Dans votre réseau social, tout le monde vous entendra crier
En recourant à sa plateforme pour critiquer les positions françaises, le patron de Telegram illustre une tendance désormais régulière des dirigeants de réseaux sociaux.
Pour Pavel Durov, cela devient une habitude. Le 10 octobre, les usagères et usagers de Telegram ont reçu une publication annonçant : « Le fondateur de Telegram, qui fête aujourd’hui ses 41 ans, a accordé une interview exclusive au podcasteur américain Lex Fridman ». Le 14, rebelote. Le message s’annonçait cette fois-ci plus politique : « Aujourd’hui, l’Union européenne a failli interdire votre droit à la vie privée. »
Sur le coup, ces notifications nous ont semblé être la conséquence d’une évolution récente de notre usage de Telegram. À force de suivre les aléas de son fondateur avec la justice française, l’autrice de ces lignes a fini par s’abonner directement au canal de Pavel Durov pour savoir ce qui y était diffusé.
Un examen approfondi a démontré que non : pour certains membres de la rédaction, c’est dans le canal « Notifications de service » que les messages de Durov étaient transmis. Habituellement, cet espace sert à transmettre un code de connexion lorsque vous voulez vous servir de l’application sur différents équipements. Pour d’autres membres de l’équipe de Next, ce canal reste cantonné à son usage normal. Les messages du fondateur de la messagerie ont néanmoins été reçus, sous la forme de simples notifications à ouvrir.
Pour tous, en revanche, l’évidence était la même : depuis quelques mois, Pavel Durov multiplie le recours à sa plateforme pour y diffuser des messages à visée auto-promotionnelle, ou faire passer ses critiques sur la manière dont la France s’occupe de Telegram.
En cela, l’entrepreneur russe naturalisé français et émirati adopte un comportement proche de celui d’Elon Musk, depuis que ce dernier a racheté Twitter pour le transformer en X. Ensemble, les deux hommes illustrent une évidence : comme les médias, les réseaux sociaux sont dépendants de leurs propriétaires, et cela peut influencer leur ligne éditoriale.
Auto-promotion et critique de la France
En remontant l’historique des messages reçus dans notre canal « Notifications de service », nous avons trouvé, en vrac : un message du 24 août directement retransmis depuis le canal personnel de Pavel Durov, revenant sur la garde à vue qui lui a été imposée un an plus tôt par la police française ; la promotion, le 4 juillet, d’un entretien accordé à l’hebdomadaire Le Point ; celle, le 17 juin, de la « première interview vidéo » de Durov « depuis son arrestation à Paris en août dernier », accordée à Tucker Carlson ; ou encore un message, le 29 avril 2025, expliquant que la France « a failli interdire le chiffrement des applications de messagerie ».

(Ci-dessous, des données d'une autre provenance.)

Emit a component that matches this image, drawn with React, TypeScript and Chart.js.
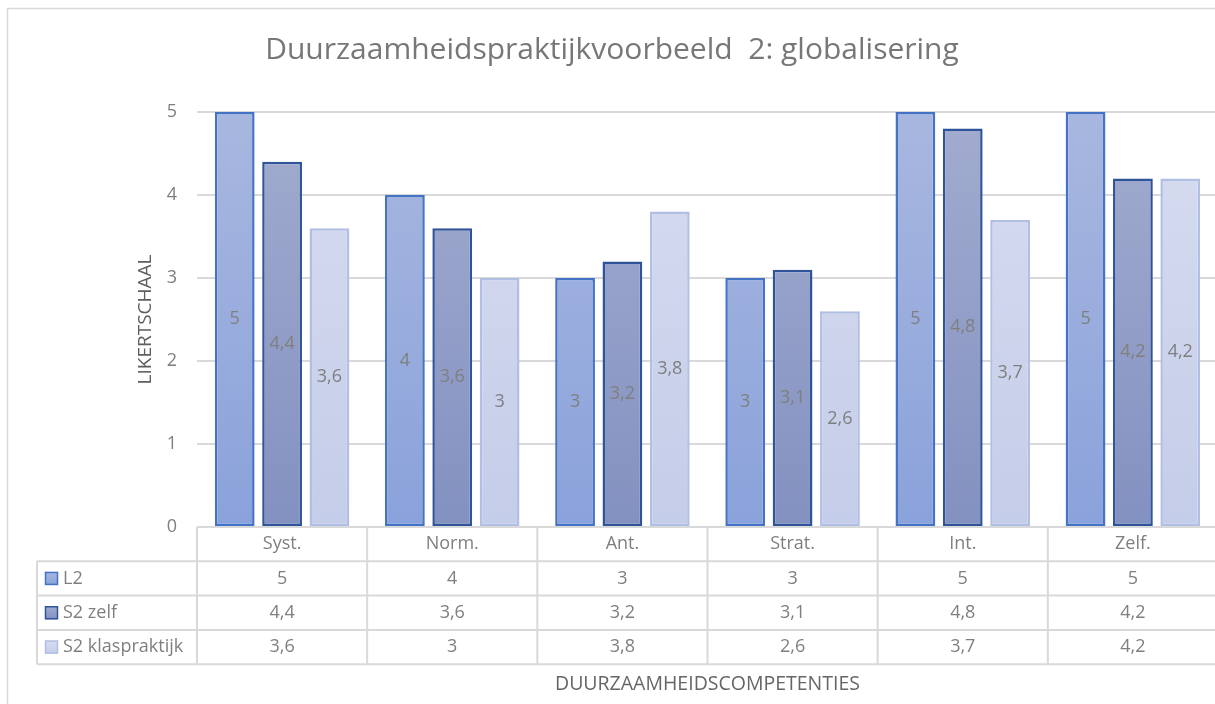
import React, { useEffect, useRef } from "react";
import { Chart, registerables } from "chart.js";

Chart.register(...registerables);

const chartTitle = "Duurzaamheidspraktijkvoorbeeld  2: globalisering";
const yAxisTitle = "LIKERTSCHAAL";
const xAxisTitle = "DUURZAAMHEIDSCOMPETENTIES";
const categories = ["Syst.", "Norm.", "Ant.", "Strat.", "Int.", "Zelf."];
const seriesNames = ["L2", "S2 zelf", "S2 klaspraktijk"];
const l2Values = [5, 4, 3, 3, 5, 5];
const s2ZelfValues = [4.4, 3.6, 3.2, 3.1, 4.8, 4.2];
const s2KlasValues = [3.6, 3, 3.8, 2.6, 3.7, 4.2];
const yTicks = [0, 1, 2, 3, 4, 5];

const FONT = "'Open Sans', 'Noto Sans', sans-serif";
const TEXT = "#7f7f7f";
const LINE = "#d9d9d9";

const fillTop = ["#a8b7df", "#a2accf", "#d7dcef"];
const fillBottom = ["#8aa2db", "#8391c1", "#c4cde9"];
const borders = ["#4472c4", "#30549a", "#b1bfe4"];

const fmt = (v: number) => String(v).replace(".", ",");

function gradientFor(i: number) {
  return (ctx: any) => {
    const chart = ctx.chart;
    const area = chart.chartArea;
    if (!area) return fillTop[i];
    const g = chart.ctx.createLinearGradient(0, area.top, 0, area.bottom);
    g.addColorStop(0, fillTop[i]);
    g.addColorStop(1, fillBottom[i]);
    return g;
  };
}

const decorPlugin = {
  id: "decor",
  beforeDraw(chart: any) {
    const ctx = chart.ctx;
    ctx.save();
    ctx.strokeStyle = LINE;
    ctx.lineWidth = 1.5;
    ctx.beginPath();
    ctx.moveTo(7.5, chart.height);
    ctx.lineTo(7.5, 8.5);
    ctx.lineTo(chart.width, 8.5);
    ctx.stroke();
    ctx.restore();
  },
  afterDatasetsDraw(chart: any) {
    const ctx = chart.ctx;
    ctx.save();
    ctx.font = `18px ${FONT}`;
    ctx.fillStyle = TEXT;
    ctx.textAlign = "center";
    ctx.textBaseline = "middle";
    chart.data.datasets.forEach((ds: any, di: number) => {
      const meta = chart.getDatasetMeta(di);
      meta.data.forEach((el: any, i: number) => {
        const y = (el.y + el.base) / 2;
        ctx.fillText(fmt(ds.data[i]), el.x, y);
      });
    });
    ctx.restore();
  },
  afterDraw(chart: any) {
    const ctx = chart.ctx;
    const area = chart.chartArea;
    const xs = chart.scales.x;
    const n = categories.length;
    const catW = (area.right - area.left) / n;
    const rowH = 34.3;
    const top = area.bottom;
    const tableLeft = 37;
    const rightEnd = chart.width;
    ctx.save();

    // title
    ctx.fillStyle = "#777777";
    ctx.font = `30px ${FONT}`;
    ctx.textAlign = "center";
    ctx.textBaseline = "middle";
    ctx.fillText(chartTitle, 612, 50);

    // y axis title
    ctx.save();
    ctx.translate(146, (area.top + area.bottom) / 2);
    ctx.rotate(-Math.PI / 2);
    ctx.fillStyle = "#5f5f5f";
    ctx.font = `19px ${FONT}`;
    ctx.fillText(yAxisTitle, 0, 0);
    ctx.restore();

    // table lines
    ctx.strokeStyle = LINE;
    ctx.lineWidth = 2;
    ctx.beginPath();
    ctx.moveTo(area.left, top);
    ctx.lineTo(rightEnd, top);
    for (let r = 1; r <= seriesNames.length + 1; r++) {
      const y = top + r * rowH;
      ctx.moveTo(tableLeft, y);
      ctx.lineTo(rightEnd, y);
    }
    ctx.moveTo(tableLeft, top + rowH);
    ctx.lineTo(tableLeft, top + (seriesNames.length + 1) * rowH);
    for (let c = 0; c <= n; c++) {
      const x = area.left + c * catW;
      ctx.moveTo(x, top);
      ctx.lineTo(x, top + (seriesNames.length + 1) * rowH);
    }
    ctx.stroke();

    // header
    ctx.fillStyle = TEXT;
    ctx.font = `18px ${FONT}`;
    ctx.textAlign = "center";
    categories.forEach((c, i) => {
      ctx.fillText(c, xs.getPixelForValue(i), top + rowH / 2);
    });

    // rows
    const allValues = [l2Values, s2ZelfValues, s2KlasValues];
    seriesNames.forEach((name, r) => {
      const yc = top + (r + 1) * rowH + rowH / 2;
      const g = ctx.createLinearGradient(0, yc - 6.5, 0, yc + 6.5);
      g.addColorStop(0, fillTop[r]);
      g.addColorStop(1, fillBottom[r]);
      ctx.fillStyle = g;
      ctx.fillRect(45, yc - 6.5, 13, 13);
      ctx.strokeStyle = borders[r];
      ctx.lineWidth = 1.5;
      ctx.strokeRect(45.5, yc - 6, 12, 12);
      ctx.fillStyle = TEXT;
      ctx.textAlign = "left";
      ctx.fillText(name, 63, yc);
      ctx.textAlign = "center";
      allValues[r].forEach((v, i) => {
        ctx.fillText(fmt(v), xs.getPixelForValue(i), yc);
      });
    });

    // x axis title
    ctx.fillStyle = "#666666";
    ctx.font = `19.5px ${FONT}`;
    ctx.fillText(xAxisTitle, (area.left + area.right) / 2, 684);

    ctx.restore();
  },
};

export default function App() {
  const ref = useRef<HTMLCanvasElement | null>(null);
  useEffect(() => {
    document.body.style.margin = "0";
    const canvas = ref.current;
    if (!canvas) return;
    const data = [l2Values, s2ZelfValues, s2KlasValues];
    const chart = new Chart(canvas, {
      type: "bar",
      data: {
        labels: categories,
        datasets: seriesNames.map((name, i) => ({
          label: name,
          data: data[i],
          backgroundColor: gradientFor(i),
          borderColor: borders[i],
          borderWidth: 2.5,
          borderSkipped: false,
          categoryPercentage: 0.835,
          barPercentage: 0.84,
        })),
      },
      options: {
        responsive: false,
        animation: false,
        devicePixelRatio: 1,
        layout: { padding: { left: 0, right: 22, top: 112, bottom: 177 } },
        plugins: {
          legend: { display: false },
          title: { display: false },
          tooltip: { enabled: false },
        },
        scales: {
          x: { display: false },
          y: {
            min: 0,
            max: 5,
            afterFit: (scale: any) => {
              scale.width = 197;
            },
            afterBuildTicks: (scale: any) => {
              scale.ticks = yTicks.map((v) => ({ value: v }));
            },
            border: { display: false },
            grid: { color: LINE, lineWidth: 2, drawTicks: false },
            ticks: {
              padding: 20,
              color: TEXT,
              font: { family: FONT, size: 18 },
            },
          },
        },
      },
      plugins: [decorPlugin],
    });
    return () => chart.destroy();
  }, []);
  return (
    <div style={{ width: 1215, height: 704, overflow: "hidden", position: "relative" }}>
      <canvas ref={ref} width={1240} height={704} style={{ display: "block" }} />
    </div>
  );
}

Avant cette date, rien. Rien d’autre, du moins, que ce à quoi ce canal est a priori dédié : des codes de connexion, pour nous permettre d’accéder à un même compte depuis notre smartphone et notre ordinateur. Et une annonce, en date du 23 novembre 2022, de la possibilité de se porter acquéreur, contre monnaie sonnante et trébuchante, de « @ reconnaissables et courts ».
Outre l’inflexion récente des messages reçus, cette remontée des échanges permet au moins deux constats. D’abord, Pavel Durov préfère les médias aux lignes éditoriales penchant vers la droite. En France, l’entretien qu’il relaie a été donné au Point. Aux États-Unis, les entretiens vidéo relayés ont été donnés à deux personnalités bien connues de la sphère masculine et souvent pro-MAGA du podcast américain : l’ancien éditorialiste de Fox News, Tucker Carlson, et l’informaticien Lex Fridman. La tendance de ce dernier à interviewer des membres du « dark web intellectuel » (diverses personnalités de la droite américaine critiquant le « politiquement correct » qu’ils considèrent promu par la gauche) et le manque de vérification des propos de ses invités sont régulièrement critiqués.
Surtout, Pavel Durov a visiblement décidé, depuis le mois d’avril, de faire de sa plateforme un porte-voix assumé de ses idées. Axe principal d’expression, vu depuis un compte français : la critique de la politique hexagonale lorsqu’elle touche de près ou de loin ses affaires. En avril, alors que l’Assemblée nationale venait d’adopter la loi contre le narcotrafic en lui ôtant un amendement demandant l’introduction de portes dérobées pour les forces de l’ordre, le message indiquait que Telegram préférerait « quitter un pays plutôt que de compromettre la sécurité de nos utilisateurs », dans un intéressant écho de la communication de son concurrent Signal (qui, lui, n’est bien qu’une messagerie).